Exercise: Take the listing from its first line through the line that contains "Chart.register(...registerables);" and please retype those lines exactly, leaving out the pictures.

Source data:
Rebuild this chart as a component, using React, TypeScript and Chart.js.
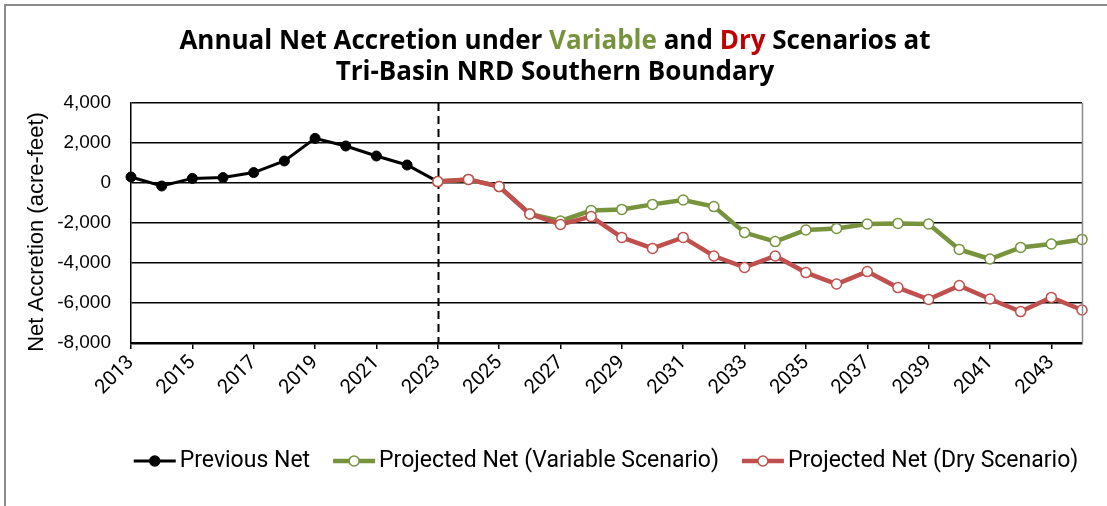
import React, { useEffect, useRef } from 'react';
import { Chart, registerables } from 'chart.js';

Chart.register(...registerables);

const years = [
  '2013', '2014', '2015', '2016', '2017', '2018', '2019', '2020', '2021', '2022',
  '2023', '2024', '2025', '2026', '2027', '2028', '2029', '2030', '2031', '2032',
  '2033', '2034', '2035', '2036', '2037', '2038', '2039', '2040', '2041', '2042',
  '2043', '2044',
];

const previousNet = [
  300, -150, 230, 270, 520, 1100, 2230, 1850, 1350, 900, 70,
  null, null, null, null, null, null, null, null, null, null,
  null, null, null, null, null, null, null, null, null, null, null,
];

const variableNet = [
  null, null, null, null, null, null, null, null, null, null,
  70, 180, -180, -1550, -1900, -1380, -1320, -1070, -850, -1180,
  -2480, -2930, -2350, -2270, -2050, -2020, -2050, -3320, -3800, -3220,
  -3050, -2820,
];

const dryNet = [
  null, null, null, null, null, null, null, null, null, null,
  70, 180, -180, -1550, -2070, -1680, -2720, -3270, -2720, -3650,
  -4220, -3650, -4480, -5050, -4430, -5230, -5820, -5130, -5800, -6430,
  -5720, -6350,
];

const yTicks = [4000, 2000, 0, -2000, -4000, -6000, -8000];
const dividerYear = '2023';

const titleLine1 = [
  { text: 'Annual Net Accretion under ', color: '#000000' },
  { text: 'Variable', color: '#77933C' },
  { text: ' and ', color: '#000000' },
  { text: 'Dry', color: '#C00000' },
  { text: ' Scenarios at', color: '#000000' },
];
const titleLine2 = 'Tri-Basin NRD Southern Boundary';
const yAxisTitle = 'Net Accretion (acre-feet)';

const seriesNames = ['Previous Net', 'Projected Net (Variable Scenario)', 'Projected Net (Dry Scenario)'];
const seriesColors = ['#000000', '#77933C', '#C0504D'];

const TITLE_FONT = "bold 26px 'Open Sans'";
const LEGEND_FONT = "23px Roboto";

const decorPlugin = {
  id: 'decor',
  beforeDatasetsDraw(chart: any) {
    const { ctx, chartArea } = chart;
    const xs = chart.scales.x;
    const idx = years.indexOf(dividerYear);
    const x = Math.round(xs.getPixelForValue(idx)) + 0.5;
    ctx.save();
    ctx.strokeStyle = '#000';
    ctx.lineWidth = 2;
    ctx.setLineDash([8, 5]);
    ctx.beginPath();
    ctx.moveTo(x, chartArea.top);
    ctx.lineTo(x, chartArea.bottom);
    ctx.stroke();
    ctx.restore();
  },
  afterDraw(chart: any) {
    const { ctx, chartArea } = chart;
    ctx.save();
    // outer frame
    ctx.strokeStyle = '#8c8c8c';
    ctx.lineWidth = 2;
    ctx.beginPath();
    ctx.moveTo(5, 506);
    ctx.lineTo(5, 5);
    ctx.lineTo(1107, 5);
    ctx.stroke();
    // plot right border
    ctx.strokeStyle = '#8c8c8c';
    ctx.lineWidth = 1.5;
    ctx.beginPath();
    ctx.moveTo(chartArea.right + 0.5, chartArea.top);
    ctx.lineTo(chartArea.right + 0.5, chartArea.bottom);
    ctx.stroke();

    // title
    ctx.font = TITLE_FONT;
    ctx.textBaseline = 'alphabetic';
    ctx.textAlign = 'left';
    const cx = 555;
    const total = titleLine1.reduce((s, p) => s + ctx.measureText(p.text).width, 0);
    let x = cx - total / 2;
    for (const p of titleLine1) {
      ctx.fillStyle = p.color;
      ctx.fillText(p.text, x, 49);
      x += ctx.measureText(p.text).width;
    }
    ctx.fillStyle = '#000';
    ctx.textAlign = 'center';
    ctx.fillText(titleLine2, cx, 80);

    // y axis title
    ctx.save();
    ctx.translate(37, 232);
    ctx.rotate(-Math.PI / 2);
    ctx.font = "22px 'Liberation Sans'";
    ctx.textAlign = 'center';
    ctx.textBaseline = 'middle';
    ctx.fillStyle = '#000';
    ctx.fillText(yAxisTitle, 0, 0);
    ctx.restore();

    // legend
    ctx.font = LEGEND_FONT;
    const markerW = 42;
    const textGap = 4;
    const itemGap = 23;
    const widths = seriesNames.map((n) => ctx.measureText(n).width);
    const legendTotal = widths.reduce((s, w) => s + markerW + textGap + w, 0) + itemGap * (seriesNames.length - 1);
    let lx = 606 - legendTotal / 2;
    const ly = 461;
    seriesNames.forEach((name, i) => {
      const col = seriesColors[i];
      ctx.strokeStyle = col;
      ctx.lineWidth = i === 0 ? 3 : 4.5;
      ctx.beginPath();
      ctx.moveTo(lx, ly);
      ctx.lineTo(lx + markerW, ly);
      ctx.stroke();
      ctx.beginPath();
      ctx.arc(lx + markerW / 2, ly, 5, 0, Math.PI * 2);
      ctx.fillStyle = i === 0 ? '#000' : '#fff';
      ctx.fill();
      ctx.lineWidth = 1.5;
      ctx.stroke();
      ctx.fillStyle = '#000';
      ctx.textAlign = 'left';
      ctx.textBaseline = 'middle';
      ctx.fillText(name, lx + markerW + textGap, ly);
      lx += markerW + textGap + widths[i] + itemGap;
    });
    ctx.restore();
  },
};

export default function App() {
  const ref = useRef<HTMLCanvasElement | null>(null);

  useEffect(() => {
    if (!ref.current) return;
    const chart = new Chart(ref.current, {
      type: 'line',
      data: {
        labels: years,
        datasets: [
          {
            label: seriesNames[0],
            data: previousNet,
            borderColor: seriesColors[0],
            backgroundColor: seriesColors[0],
            borderWidth: 3,
            pointRadius: 5,
            pointBackgroundColor: '#000',
            pointBorderColor: '#000',
            pointBorderWidth: 1,
            tension: 0,
            order: 3,
            clip: false,
          },
          {
            label: seriesNames[1],
            data: variableNet,
            borderColor: seriesColors[1],
            backgroundColor: '#fff',
            borderWidth: 4.5,
            pointRadius: 5,
            pointBackgroundColor: '#fff',
            pointBorderColor: seriesColors[1],
            pointBorderWidth: 1.5,
            tension: 0,
            order: 2,
            clip: false,
          },
          {
            label: seriesNames[2],
            data: dryNet,
            borderColor: seriesColors[2],
            backgroundColor: '#fff',
            borderWidth: 4.5,
            pointRadius: 5,
            pointBackgroundColor: '#fff',
            pointBorderColor: seriesColors[2],
            pointBorderWidth: 1.5,
            tension: 0,
            order: 1,
            clip: false,
          },
        ] as any,
      },
      options: {
        responsive: false,
        animation: false,
        events: [],
        layout: { padding: { top: 103, left: 0, right: 25, bottom: 83 } },
        plugins: {
          legend: { display: false },
          title: { display: false },
          tooltip: { enabled: false },
        },
        scales: {
          x: {
            type: 'category',
            offset: false,
            grid: {
              drawOnChartArea: false,
              drawTicks: true,
              tickLength: 6,
              lineWidth: 1.5,
              color: (c: any) => (c.index % 2 === 0 ? '#000' : 'rgba(0,0,0,0)'),
            },
            border: { color: '#000', width: 2.5 },
            ticks: {
              autoSkip: false,
              maxRotation: 45,
              minRotation: 45,
              padding: 2,
              color: '#000',
              font: { family: 'Roboto', size: 20 },
              callback: (_v: any, i: number) => (i % 2 === 0 ? years[i] : ''),
            },
            afterFit: (s: any) => {
              s.height = 80;
            },
          },
          y: {
            min: yTicks[yTicks.length - 1],
            max: yTicks[0],
            grid: { color: '#000', lineWidth: 1.5, drawTicks: false },
            border: { color: '#000', width: 1.5 },
            ticks: {
              stepSize: 2000,
              padding: 20,
              color: '#000',
              font: { family: "'Liberation Sans'", size: 19 },
              callback: (v: any) => Number(v).toLocaleString('en-US'),
            },
            afterFit: (s: any) => {
              s.width = 131;
            },
          },
        },
      },
      plugins: [decorPlugin],
    });
    return () => chart.destroy();
  }, []);

  return (
    <div style={{ position: 'absolute', left: 0, top: 0, width: 1107, height: 506, background: '#fff' }}>
      <canvas ref={ref} width={1107} height={506} style={{ display: 'block' }} />
    </div>
  );
}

Correct response:
Rebuild this chart as a component, using React, TypeScript and Chart.js.
import React, { useEffect, useRef } from 'react';
import { Chart, registerables } from 'chart.js';

Chart.register(...registerables);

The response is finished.